無駄に生きるとはどういうことか

うちの一族はがんで死ななければ94まで生きると、叔父の葬儀の日に叔母にいわれた。聞いてみると確かにわしの親父他何人も94で死んでいる。そこでわしも94の誕生日に死ぬと決めて、それまでの日数をあと何日と逆算し、切りのいい64で仕事も辞め、死への準備にかかった。その日々をブログに書いている。

あと10888日

 10888日と8が3つ揃った。これ自体なんの意味も無いが、ふと、「あと8888日」は無事迎えられるかなどと連想してしまったな。8と言えばむかしエイトマンという漫画があったのを思いだした。谷博士が作ったロボットで、警視庁8番目の刑事だった。弾よりも早く、たしかハイマンガンスチールでできていたな。主題歌を歌った歌手が後に殺人罪でつかまったのでびっくりしたことを覚えている。丸美屋8マンふりかけなんてものもあったくらいだから、相当人気漫画だったんだろうな。ふりかけの中に8マンシールが入っていたのでわしも集めた事があったよ。

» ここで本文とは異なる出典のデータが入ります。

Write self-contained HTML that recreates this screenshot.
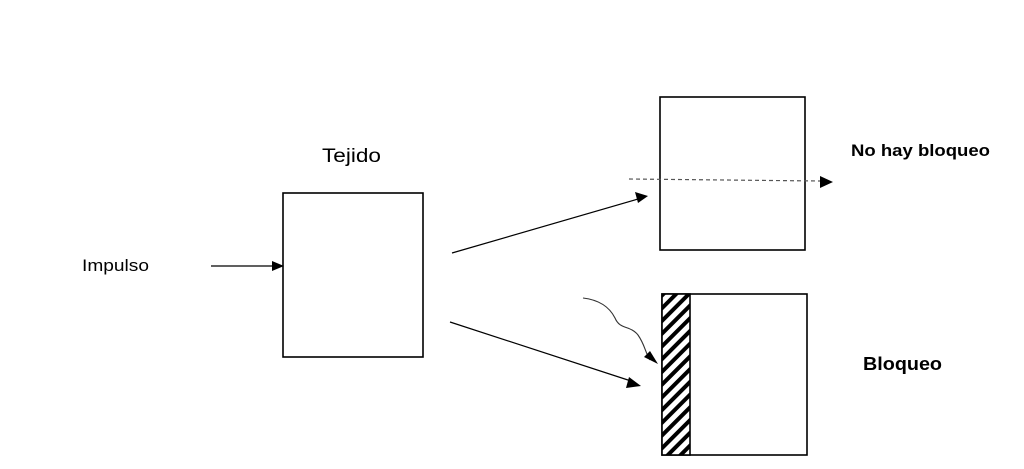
<!DOCTYPE html>
<html><head><style>body{margin:0;background:#fff}svg{display:block}</style></head><body>
<svg width="1024" height="469" viewBox="0 0 1024 469" xmlns="http://www.w3.org/2000/svg">
<defs>
<pattern id="h" width="9" height="9" patternUnits="userSpaceOnUse" patternTransform="rotate(45)">
<rect width="9" height="9" fill="#fff"/><rect width="4" height="9" fill="#000"/></pattern>
</defs>
<g fill="none" stroke="#000" stroke-width="1.6">
<rect x="283" y="193" width="140" height="164"/>
<rect x="660" y="97" width="145" height="153"/>
<rect x="662" y="294" width="145" height="161"/>
</g>
<rect x="662" y="294" width="28" height="161" fill="url(#h)" stroke="#000" stroke-width="1.6"/>
<g stroke="#000" stroke-width="1.2">
<line x1="211" y1="266" x2="274" y2="266"/>
<line x1="452" y1="253" x2="638" y2="199"/>
<line x1="450" y1="322" x2="631" y2="381"/>
</g>
<line x1="629" y1="179" x2="820" y2="181" stroke="#555" stroke-width="1.2" stroke-dasharray="4,3"/>
<path d="M583 298 C600 300 610 308 615 318 C620 330 630 325 638 335 C645 345 645 352 650 360" fill="none" stroke="#333" stroke-width="1.1"/>
<g fill="#000">
<polygon points="284,266 272,261 272,271"/>
<polygon points="648,196 635,192 638,203"/>
<polygon points="641,386 629,377 626,388"/>
<polygon points="833,182 820,176 820,188"/>
<polygon points="658,364 650,351 644,357"/>
</g>
<g font-family="Liberation Sans, sans-serif" fill="#000">
<text x="82" y="271" font-size="17" textLength="67" lengthAdjust="spacingAndGlyphs">Impulso</text>
<text x="322" y="162" font-size="19" textLength="59" lengthAdjust="spacingAndGlyphs">Tejido</text>
<text x="851" y="156" font-size="17" font-weight="bold" textLength="139" lengthAdjust="spacingAndGlyphs">No hay bloqueo</text>
<text x="863" y="370" font-size="18" font-weight="bold" textLength="79" lengthAdjust="spacingAndGlyphs">Bloqueo</text>
</g>
</svg>
</body></html>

 おふくろは新しいものや珍しいものに興味を持つタイプで、30年代から出始めた生活家電なども、割合早く買っていた。最初が東芝電気釜、ナショナルラジオ、NECテレビ、日立冷蔵庫、日立洗濯機、日立掃除機、なぜか日立が多かった。なかでも電気釜の効果は絶大だったな。おふくろが朝暗いうちから起きて薪を割って火を起こして、おくどさんで炊いていた飯が、スイッチ入れるだけで朝起きたらできているんだから驚いたよ。テレビもうれしかったね。うちのテレビで初めて見た番組は今でも覚えているよ。つんころ大助という30分ものの相撲のドラマだった。これが終わると次ぎに鉄人28号の実写版をやっていた。それまでは隣の家に見せてもらいに行っていたんだが、昔の人はみんないやがらずに、近所の大勢の子供を家にあげて見せてくれたよ。おおらかだったのかね。

 洗濯機といえば、わしは16歳の時、学校の寮にはいって、最初の1年間だけだが、洗濯板を使って手で洗濯した事がある。夏はいいんだが、冬は凍えてたまらんかったよ。洗濯機ができるまで世間の母親は年がら年中これをやっていたのかと思うと頭が下がったね。今ではそんなことも忘れてしまい、スイッチを押すだけの便利さに慣れてしまうと、それが当然になり、有り難みも感動も失ってしまうんだな。